At the regional planning level, Cass County participates in the Metro Council of Governments (Metro COG), the federally designated Metropolitan Planning Organization (MPO) for the Fargo-Moorhead area. Metro COG coordinates transportation planning across Cass County (ND), Clay County (MN), and the incorporated cities within both (Metro COG). Federal highway and transit funding allocations flow through Metro COG, making county participation in that body a direct link to federal infrastructure dollars, as covered in detail on the Fargo Metro federal funding and grants page.

Cass County also administers a joint public health unit with the City of Fargo, consolidating environmental health, disease surveillance, and public health emergency response under a single operational structure. This joint model reflects a broader pattern of service consolidation in the metro, where duplicating infrastructure between county and city governments carries measurable cost.


Common scenarios

Three recurring situations illustrate how Cass County's role becomes operationally visible to residents and businesses in the metro area:

Annexation transitions. As West Fargo and Horace expand outward, they annex land previously under county jurisdiction. During this transition, a parcel may shift from county zoning classifications to city zoning classifications, changing permitted uses, setback requirements, and applicable building codes. The annexation process requires formal action under North Dakota Century Code § 40-51.2, with county commission involvement where county roads or drainage infrastructure are affected (ND Legislative Branch, Title 40).

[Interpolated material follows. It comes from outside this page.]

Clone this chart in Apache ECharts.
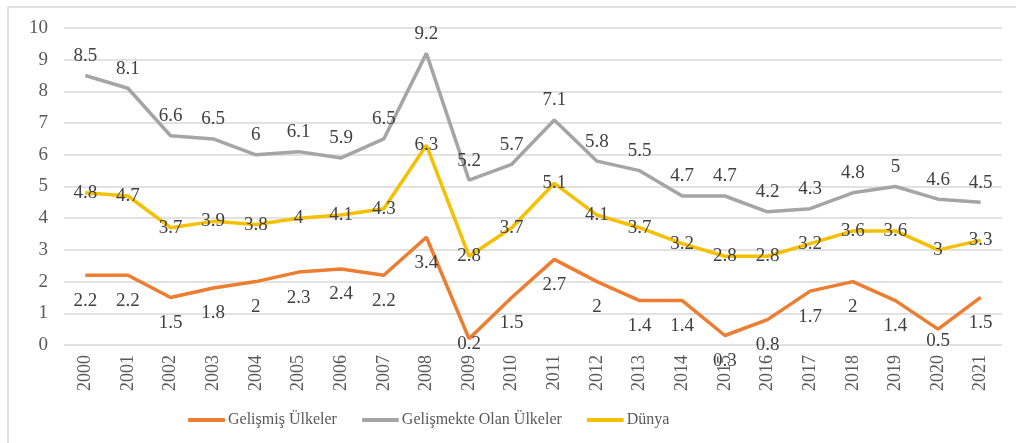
<!DOCTYPE html>
<html>
<head>
<meta charset="utf-8">
<script src="https://cdn.jsdelivr.net/npm/echarts@6/dist/echarts.min.js"></script>
<style>
  html, body { margin: 0; padding: 0; background: #fff; }
  #chart { width: 1016px; height: 443px; }
</style>
</head>
<body>
<div id="chart"></div>
<script>
// 数据
var years = ['2000', '2001', '2002', '2003', '2004', '2005', '2006', '2007', '2008', '2009', '2010',
  '2011', '2012', '2013', '2014', '2015', '2016', '2017', '2018', '2019', '2020', '2021'];
var gelismis = [2.2, 2.2, 1.5, 1.8, 2, 2.3, 2.4, 2.2, 3.4, 0.2, 1.5, 2.7, 2, 1.4, 1.4, 0.3, 0.8, 1.7, 2, 1.4, 0.5, 1.5];
var gelismekte = [8.5, 8.1, 6.6, 6.5, 6, 6.1, 5.9, 6.5, 9.2, 5.2, 5.7, 7.1, 5.8, 5.5, 4.7, 4.7, 4.2, 4.3, 4.8, 5, 4.6, 4.5];
var dunya = [4.8, 4.7, 3.7, 3.9, 3.8, 4, 4.1, 4.3, 6.3, 2.8, 3.7, 5.1, 4.1, 3.7, 3.2, 2.8, 2.8, 3.2, 3.6, 3.6, 3, 3.3];
var seriesNames = ['Gelişmiş Ülkeler', 'Gelişmekte Olan Ülkeler', 'Dünya'];

var font = '"Liberation Serif", "DejaVu Serif", serif';
var labelColor = '#404040';

// 靠近底部的标签距离较小（与原图一致）
var nearZeroDistance = { 9: -4, 20: 2 };
var gelismisData = gelismis.map(function(v, i) {
  if (nearZeroDistance[i] === undefined) return v;
  return { value: v, label: { distance: nearZeroDistance[i] } };
});

var chart = echarts.init(document.getElementById('chart'));
chart.setOption({
  animation: false,
  textStyle: { fontFamily: font },
  graphic: [{ //外框
    type: 'polyline',
    shape: { points: [[8, 443], [8, 7], [1016, 7]] },
    style: { stroke: '#d9d9d9', lineWidth: 1.5, fill: null }
  }],
  legend: {
    data: seriesNames,
    top: 407,
    left: 183,
    itemWidth: 37,
    itemHeight: 4,
    itemGap: 25,
    icon: 'roundRect',
    textStyle: { fontFamily: font, fontSize: 16, color: '#595959', padding: [0, 0, 0, -2] }
  },
  grid: {
    left: 64,
    right: 14,
    top: 28,
    bottom: 98
  },
  xAxis: {
    type: 'category',
    data: years,
    boundaryGap: true,
    axisLine: { show: false },
    axisTick: { show: false },
    axisLabel: {
      rotate: 90,
      margin: 10,
      color: '#595959',
      fontFamily: font,
      fontSize: 18
    }
  },
  yAxis: {
    type: 'value',
    min: 0,
    max: 10,
    interval: 1,
    axisLine: { show: false },
    axisTick: { show: false },
    splitLine: { lineStyle: { color: '#d9d9d9', width: 1.5 } },
    axisLabel: {
      margin: 16,
      color: '#595959',
      fontFamily: font,
      fontSize: 19
    }
  },
  series: [{
    name: seriesNames[0],
    type: 'line',
    data: gelismisData,
    symbol: 'circle',
    symbolSize: 0.1,
    showAllSymbol: true,
    lineStyle: { color: '#ed7d31', width: 3.5 },
    itemStyle: { color: '#ed7d31' },
    label: {
      show: true,
      position: 'bottom',
      distance: 16,
      color: labelColor,
      fontFamily: font,
      fontSize: 19
    }
  }, {
    name: seriesNames[1],
    type: 'line',
    data: gelismekte,
    symbol: 'circle',
    symbolSize: 0.1,
    showAllSymbol: true,
    lineStyle: { color: '#a5a5a5', width: 3.5 },
    itemStyle: { color: '#a5a5a5' },
    label: {
      show: true,
      position: 'top',
      distance: 10,
      color: labelColor,
      fontFamily: font,
      fontSize: 19
    }
  }, {
    name: seriesNames[2],
    type: 'line',
    data: dunya,
    symbol: 'circle',
    symbolSize: 0.1,
    showAllSymbol: true,
    lineStyle: { color: '#f5c000', width: 3.5 },
    itemStyle: { color: '#f5c000' },
    label: {
      show: true,
      position: 'inside',
      color: labelColor,
      fontFamily: font,
      fontSize: 19
    }
  }]
});
</script>
</body>
</html>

Rural subdivision and plat review. Landowners seeking to subdivide property outside city limits must navigate county subdivision regulations rather than city planning processes. The Cass County Planning and Zoning Commission reviews plats, evaluates road access, and applies the county's land use policies, which differ in density thresholds and infrastructure requirements from those of Fargo or West Fargo.

Flood control coordination. The Red River valley is a flat, low-gradient floodplain with documented major flood events, including the 1997 flood that reached a crest of 39.57 feet at Fargo (USGS National Water Information System). County infrastructure — particularly county road culverts and drainage ditches — connects directly to the regional diversion and water management systems. Cass County participates in planning bodies alongside the U.S. Army Corps of Engineers and the Fargo-Moorhead Diversion Authority on the FM Area Diversion Project, the flood risk management initiative designed to protect the metro. More detail on flood infrastructure governance appears on the Fargo Metro flood control and water management page.


Decision boundaries

Understanding where Cass County's authority ends is as important as understanding where it begins. Four boundaries define that edge:

County vs. City zoning authority. Inside any incorporated city limit, the city's zoning ordinance governs. The county has no zoning authority within Fargo, West Fargo, or any other incorporated municipality. A developer building within Fargo's city limits deals exclusively with Fargo city planning staff.

County vs. State highway authority. State highways passing through Cass County — including U.S. Highway 10 and Interstate 94 — fall under the jurisdiction of the North Dakota Department of Transportation (NDDOT), not the county (NDDOT). County roads are designated separately and carry lower functional classification than state routes.

County vs. School district authority. Cass County contains multiple independent school districts, including Fargo Public Schools, West Fargo Public Schools, and the Central Cass School District, among others. School governance is entirely separate from county government; districts are independent taxing authorities operating under North Dakota's school district statutes, not under county commission oversight.

Cass County (ND) vs. Clay County (MN). The Fargo metro MSA spans a state line. Cass County's North Dakota statutes, property tax systems, land use codes, and service delivery models do not extend across the Red River. Clay County, Minnesota operates under Minnesota county law, creating parallel but legally distinct governance on the Moorhead side. That cross-border dynamic is explored further on the Fargo Metro–Moorhead, MN relationship page.